Each time someone visits your website the Google Analytics Network report saves information about their network service provider in its data log. This information can then be used to show who has visited your website by identifying the visitor’s company name.
Many businesses utilise something called a ‘network alias’ which actually shows their company name instead of their telecom service provider. It is this information (and a little bit of detective work) which can help you identify the most likely person at that company ( therefore a potential business lead) who has visited your website.
How to open the Google Analytics Network Report:
Login to your Google Analytics Account
Select Audience > Technology > Network
Select your date range (a week tends to provide adequate data for further investigation) and change the show rows range to the maximum of 5000 (we like to see everything on screen).
How to find out the name of the business who visited my website:
Once you’ve run the report you’ll probably see lots of service provider names (telecom and ISP companies) that aren’t much use to you. These are the service provider names such as “sky broadband”, “virgin media”, “ee limited”, “bt broadband” and pretty much everything with “internet”, “telecom”, “adsl”, “broadband” and “cable” in the name
How to filter out telecom service providers:
You can easily remove many of these telecoms providers by applying a quick filter:
Click on the “advanced” link (next to the search box) and then set the following filter: Exclude / Service Provider / Containing / then add the following:
(this is the filter we use – you might want to adapt it for your own needs)
Hit the “Apply” button.
Filter out the majority of telecom and ISP companies
The filtered list you are left with will probably still contain a handful of telecoms service providers, however with a bit of common sense, you should be able to work out which of the service provider names have company name labels and could be potential customers who’ve been looking at your website. These are the ones that are worth investigating a little further…
How to apply more filters and fine tune your website visitor report:
Sort your data by Goals:
Many business websites receive hundreds of visitors each day and few people have the time to go through a long list of business names. If you need to refine your list further, and you have some Goals set-up on your website, you can do a quick sort by Conversions.
Filter your data by landing page or number of pages visited
Add a Secondary dimension such as including or excluding specific visitor Landing pages.

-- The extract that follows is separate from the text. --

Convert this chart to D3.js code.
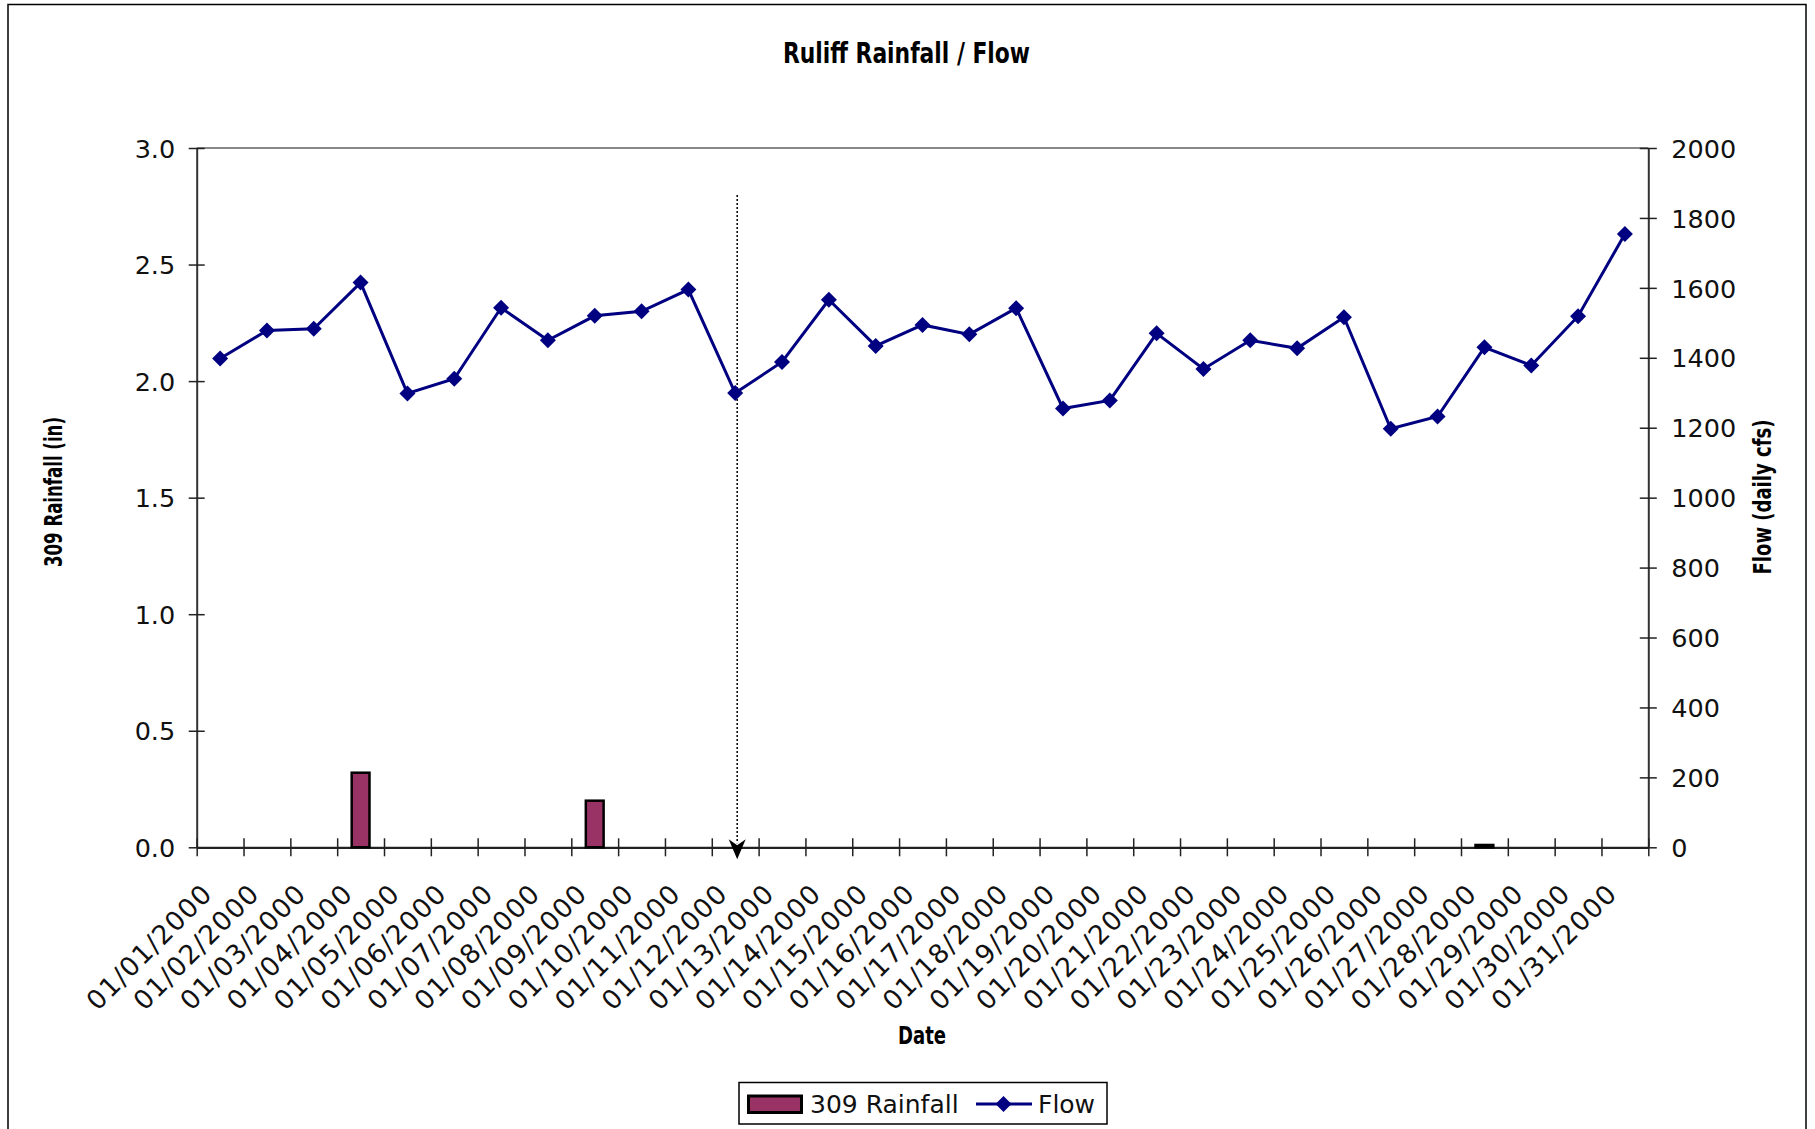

Sort by Pages/Session and you’ll find out the businesses that visited several of your website pages – and in doing so showed a higher level of interest in your business, your products or services.
Apply additional filter dimensions to your list
Once you’ve got things set-up to your requirements save the report for regular use. Or use the Share link to set-up a daily email notification containing the report and send it to your sales team.
Your filtered list of businesses that have visited your website.
How to find the name of the person who visited my website:
So you’ve applied your filters and drilled-down to a manageable list of business names. Whilst some network provider names will remain on your list, there should also be a handful of business names relating to potential customers. The next step is to use your common sense to look at the list and decide which are high value companies worth further investigation.
To develop a short list, do a quick Google search of the remaining service provider names to see if they look like the sort of business that might buy your products or services. Also take a look to see if they have viewed a specific website landing page, or whether they have looked at several web pages – these are the businesses who have clearly shown an interest in your website and are therefore worth follow-up.
Use LinkedIn to find the person most likely to have visited your website:
From your short list – it’s time to fire-up LinkedIn. Search LinkedIn for the business and take a look at their employees. Look for their head of sales, director of marketing, or maybe the sometimes the managing director or business owner.
The next step is to make contact – either by connecting via LinkedIn or sending a personal introduction email or a phone call.